UK media entrepreneur Richard Desmond will announce the sale of Channel 5 to the US broadcaster Viacom for £450 million (€546 million) later today.
US media group Viacom, which owns channels including MTV, Nickelodeon and Comedy Central, is expected to announce the deal on Thursday when it reports its latest financial results, according to The Guardian.
Bloomberg also reports that Viacom has agreed to buy Channel 5, quoting a person with knowledge of the situation who asked not to be named because the deal hasn’t been announced.
Reports suggest that the UK’s fifth terrestrial network could sell for £450 million, less than the £700 million price tag originally reported in the media, but still more than the £103.5 million current owner Richard Desmond paid for the broadcaster in 2010, when it was bought from German broadcaster RTL.
Should the sale occur, it would give Viacom a big boost in the UK free-to-air TV market. Channel 5 operates three offshoot channels: 5*, 5USA and Channel 5+24, in addition to +1 hour timeshift channels for Channel 5 and 5USA.
On Freeview, Channel 5 has five valuable slots: one ‘universal’ or near full coverage slot for its main service (which is linked to its licence as the fifth national terrestrial broadcaster – recently extended into the next decade), plus four on the commercial multiplex SDN, which can reach around 90% of UK households.
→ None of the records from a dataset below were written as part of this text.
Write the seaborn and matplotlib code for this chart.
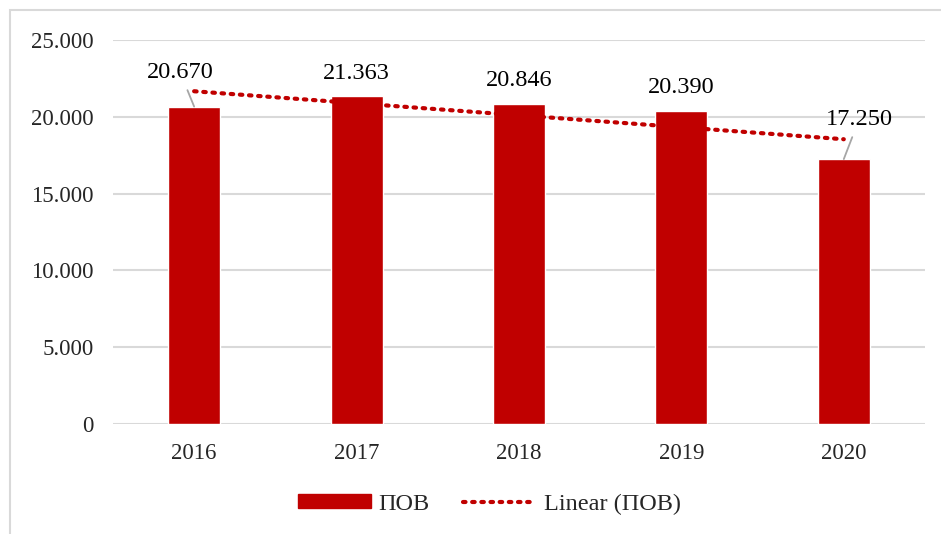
import matplotlib
matplotlib.use("Agg")
import matplotlib.pyplot as plt
import seaborn as sns
import numpy as np
import pandas as pd
from matplotlib.patches import Patch, Rectangle
from matplotlib.lines import Line2D

years = ["2016", "2017", "2018", "2019", "2020"]
values = [20670, 21363, 20846, 20390, 17250]
value_labels = ["20.670", "21.363", "20.846", "20.390", "17.250"]
y_ticks = [0, 5000, 10000, 15000, 20000, 25000]
y_tick_labels = ["0", "5.000", "10.000", "15.000", "20.000", "25.000"]
series_name = "ПОВ"

sns.set_theme(style="white")
plt.rcParams['font.family'] = ['Liberation Serif', 'DejaVu Serif']

RED = "#C00000"
GRID = "#D9D9D9"

fig = plt.figure(figsize=(9.41, 5.34), dpi=100)
ax = fig.add_axes([0.120, 0.206, 0.863, 0.719])

df = pd.DataFrame({"year": years, "value": values})
sns.barplot(data=df, x="year", y="value", color=RED, width=0.32,
            saturation=1, ax=ax, zorder=3)

# linear trend
xs = np.arange(len(values))
slope, intercept = np.polyfit(xs, values, 1)
trend = slope * xs + intercept
ax.plot(xs, trend, color=RED, linestyle=(0, (0.6, 1.6)), linewidth=3,
        dash_capstyle="round", zorder=4)

ax.set_ylim(0, 25000)
ax.set_xlim(-0.5, len(years) - 0.5)
ax.set_yticks(y_ticks)
ax.set_yticklabels(y_tick_labels, fontsize=16.5)
ax.tick_params(axis="x", labelsize=16.5, length=0, pad=14)
ax.tick_params(axis="y", length=0, pad=14)
ax.set_xlabel("")
ax.set_ylabel("")
ax.yaxis.grid(True, color=GRID, linewidth=1.5, zorder=0)
ax.set_axisbelow(True)
for s in ax.spines.values():
    s.set_visible(False)

# data labels (offsets in points, text centred)
offsets = [(-10, 24.5), (0, 16), (0, 17), (0, 17), (11, 28.5)]
for i, (v, lab, off) in enumerate(zip(values, value_labels, offsets)):
    leader = i in (0, 4)
    ax.annotate(lab, xy=(i, v), xytext=off, textcoords="offset points",
                ha="center", va="center", fontsize=17.5, color="#000000",
                zorder=6,
                arrowprops=dict(arrowstyle="-", color="#A6A6A6", lw=1.3,
                                shrinkA=3, shrinkB=0) if leader else None)

# legend
handles = [Patch(facecolor=RED, edgecolor=RED, label=series_name),
           Line2D([0], [0], color=RED, linestyle=(0, (0.6, 1.6)), linewidth=3,
                  dash_capstyle="round", label=f"Linear ({series_name})")]
fig.legend(handles=handles, loc="center", bbox_to_anchor=(0.52, 0.056),
           ncol=2, frameon=False, fontsize=17.5, handlelength=3.0,
           handleheight=0.5, handletextpad=0.3, columnspacing=1.4)

# chart-area border
fig.patches.append(Rectangle((10 / 941, -0.1), 1.2, 1.1 - 10 / 534,
                             transform=fig.transFigure, fill=False,
                             edgecolor=GRID, linewidth=1.5))

fig.savefig("out.png", dpi=100, facecolor="white")
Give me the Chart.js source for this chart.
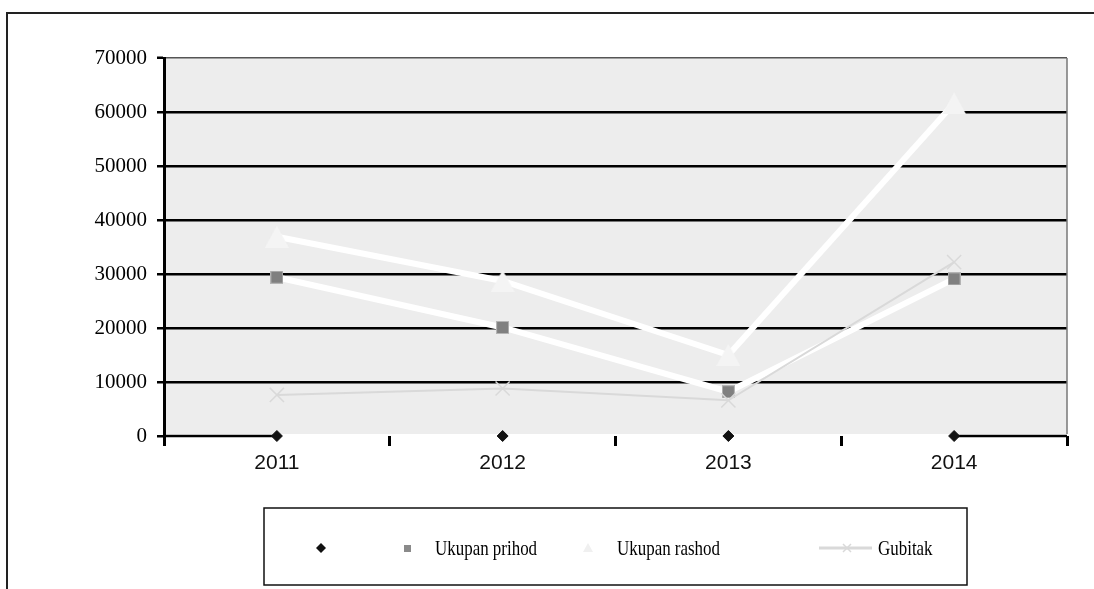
<!DOCTYPE html>
<html>
<head>
<meta charset="utf-8">
<script src="https://cdn.jsdelivr.net/npm/chart.js@4.4.1/dist/chart.umd.min.js"></script>
<style>
  html, body { margin: 0; padding: 0; background: #fff; overflow: hidden; }
  #wrap { position: relative; width: 1094px; height: 589px; }
  #frame { position: absolute; left: 6px; top: 12px; width: 1200px; height: 700px;
           border-left: 2px solid #222; border-top: 2px solid #222; }
  #c { position: absolute; left: 0; top: 0; }
</style>
</head>
<body>
<div id="wrap">
  <div id="frame"></div>
  <canvas id="c" width="1094" height="589"></canvas>
</div>
<script>
// Categories and series
const years = ['2011', '2012', '2013', '2014'];
const baseline = [0, 0, 0, 0];
const prihod = [29400, 20100, 8200, 29100];
const rashod = [36900, 28700, 15000, 61600];
const gubitak = [7600, 8800, 6600, 32200];
const seriesNames = ['', 'Ukupan prihod', 'Ukupan rashod', 'Gubitak'];
const yMin = 0, yMax = 70000, yStep = 10000;

const SERIF = '"Liberation Serif", "Times New Roman", serif';
const SANS = '"Liberation Sans", Arial, sans-serif';

// Marker bitmaps
function squareMarker(size, fill, stroke) {
  const c = document.createElement('canvas');
  c.width = size; c.height = size;
  const g = c.getContext('2d');
  g.fillStyle = fill; g.fillRect(0, 0, size, size);
  if (stroke) { g.strokeStyle = stroke; g.lineWidth = 1; g.strokeRect(0.5, 0.5, size - 1, size - 1); }
  return c;
}
function triangleMarker(w, h, fill) {
  const c = document.createElement('canvas');
  c.width = w; c.height = h;
  const g = c.getContext('2d');
  g.fillStyle = fill;
  g.beginPath(); g.moveTo(w / 2, 0); g.lineTo(w, h); g.lineTo(0, h); g.closePath(); g.fill();
  return c;
}
const sqBig = squareMarker(13, '#808080', '#b4b4b4');
const triBig = triangleMarker(24, 22, '#f4f4f4');
const sqSmall = squareMarker(7, '#8a8a8a', null);
const triSmall = triangleMarker(10, 9, '#f0f0f0');

// Plot background, right frame line and the zero-line stubs
const plotDecor = {
  id: 'plotDecor',
  beforeDraw(chart) {
    const { ctx, chartArea: a } = chart;
    ctx.save();
    ctx.fillStyle = '#ededed';
    ctx.fillRect(a.left, a.top, a.right - a.left, a.bottom - a.top - 2);
    ctx.restore();
  },
  beforeDatasetsDraw(chart) {
    const { ctx, chartArea: a, scales } = chart;
    ctx.save();
    ctx.strokeStyle = '#777';
    ctx.lineWidth = 1.5;
    ctx.beginPath();
    ctx.moveTo(a.right, a.top); ctx.lineTo(a.right, a.bottom - 2);
    ctx.stroke();
    const y0 = scales.y.getPixelForValue(0);
    const xa = scales.x.getPixelForValue(0);
    const xb = scales.x.getPixelForValue(years.length - 1);
    ctx.strokeStyle = '#000';
    ctx.lineWidth = 2.5;
    ctx.beginPath();
    ctx.moveTo(a.left, y0); ctx.lineTo(xa, y0);
    ctx.moveTo(xb, y0); ctx.lineTo(a.right, y0);
    ctx.stroke();
    ctx.restore();
  }
};

// Boxed legend under the plot
const boxLegend = {
  id: 'boxLegend',
  afterDraw(chart) {
    const ctx = chart.ctx;
    const box = { x: 264, y: 508, w: 703, h: 77 };
    const cy = 548;
    ctx.save();
    ctx.strokeStyle = '#111';
    ctx.lineWidth = 1.5;
    ctx.strokeRect(box.x, box.y, box.w, box.h);

    // diamond
    ctx.fillStyle = '#111';
    ctx.beginPath();
    ctx.moveTo(321, cy - 5); ctx.lineTo(326, cy); ctx.lineTo(321, cy + 5); ctx.lineTo(316, cy);
    ctx.closePath(); ctx.fill();

    ctx.drawImage(sqSmall, 407 - 3.5, cy - 3.5);
    ctx.drawImage(triSmall, 588 - 5, cy - 5);

    // line + cross
    ctx.strokeStyle = '#d9d9d9';
    ctx.lineWidth = 3;
    ctx.beginPath(); ctx.moveTo(819, cy); ctx.lineTo(872, cy); ctx.stroke();
    ctx.lineWidth = 1.5;
    ctx.beginPath();
    ctx.moveTo(843, cy - 4); ctx.lineTo(851, cy + 4);
    ctx.moveTo(851, cy - 4); ctx.lineTo(843, cy + 4);
    ctx.stroke();

    ctx.fillStyle = '#000';
    ctx.font = '22px ' + SERIF;
    ctx.textBaseline = 'alphabetic';
    const labels = [[seriesNames[1], 435], [seriesNames[2], 617], [seriesNames[3], 878]];
    labels.forEach(([t, x]) => {
      ctx.save();
      ctx.translate(x, 555);
      ctx.scale(0.77, 1);
      ctx.fillText(t, 0, 0);
      ctx.restore();
    });
    ctx.restore();
  }
};

new Chart(document.getElementById('c'), {
  type: 'line',
  data: {
    labels: years,
    datasets: [
      {
        label: seriesNames[0], data: baseline, showLine: false, order: 0, clip: false,
        pointStyle: 'rectRot', pointRadius: 5.5, pointBackgroundColor: '#111', pointBorderColor: '#111', pointBorderWidth: 1
      },
      {
        label: seriesNames[3], data: gubitak, order: 1, borderColor: '#d9d9d9', borderWidth: 2, tension: 0,
        pointStyle: 'crossRot', pointRadius: 10, pointBorderColor: '#d9d9d9', pointBorderWidth: 1.5
      },
      {
        label: seriesNames[2], data: rashod, order: 2, borderColor: '#ffffff', borderWidth: 6, tension: 0,
        pointStyle: triBig, pointRadius: 12
      },
      {
        label: seriesNames[1], data: prihod, order: 3, borderColor: '#ffffff', borderWidth: 6, tension: 0,
        pointStyle: sqBig, pointRadius: 7
      }
    ]
  },
  options: {
    responsive: false,
    animation: false,
    events: [],
    layout: { padding: { left: 0, top: 58, right: 27, bottom: 0 } },
    plugins: { legend: { display: false }, tooltip: { enabled: false } },
    scales: {
      x: {
        type: 'category',
        offset: true,
        afterFit(s) { s.height = 153; },
        grid: { offset: true, drawOnChartArea: false, drawTicks: true, tickLength: 10, tickWidth: 3, tickColor: '#000' },
        border: { display: false },
        ticks: { color: '#111', padding: 5, font: { family: SANS, size: 21 } }
      },
      y: {
        min: yMin, max: yMax,
        afterFit(s) { s.width = 164; },
        grid: {
          color: c => c.tick.value === yMin ? 'rgba(0,0,0,0)' : (c.tick.value === yMax ? '#555' : '#000'),
          lineWidth: c => c.tick.value === yMax ? 1.5 : 2.5,
          tickColor: '#000', tickWidth: 2.5, tickLength: 7
        },
        border: { display: true, color: '#000', width: 3 },
        ticks: { stepSize: yStep, color: '#000', padding: 10, font: { family: SERIF, size: 21 },
                 callback: v => String(v) }
      }
    }
  },
  plugins: [plotDecor, boxLegend]
});
</script>
</body>
</html>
Freeview carriage will usually cost a broadcaster several million pounds a year for a single slot, although much less than the £10 million+ paid for slots in the mid-00s.
Viacom has just one Freeview slot of its own for VIVA (UK), which showcases content from MTV, VH-1, Nickelodeon and Comedy Central. Viacom’s main UK channels are also carried via pay TV streamed service VuTV on channel 238.
It is not clear what Viacom will do with Channel 5’s £350m-a-year TV ad sales business. But it is thought likely that it will involve Rupert Murdoch’s Sky.
BSkyB handles the TV ad sales in the UK for Viacom – the US broadcaster is Sky Media’s biggest customer – and it is most likely to incorporate Channel 5’s sales into its existing deal.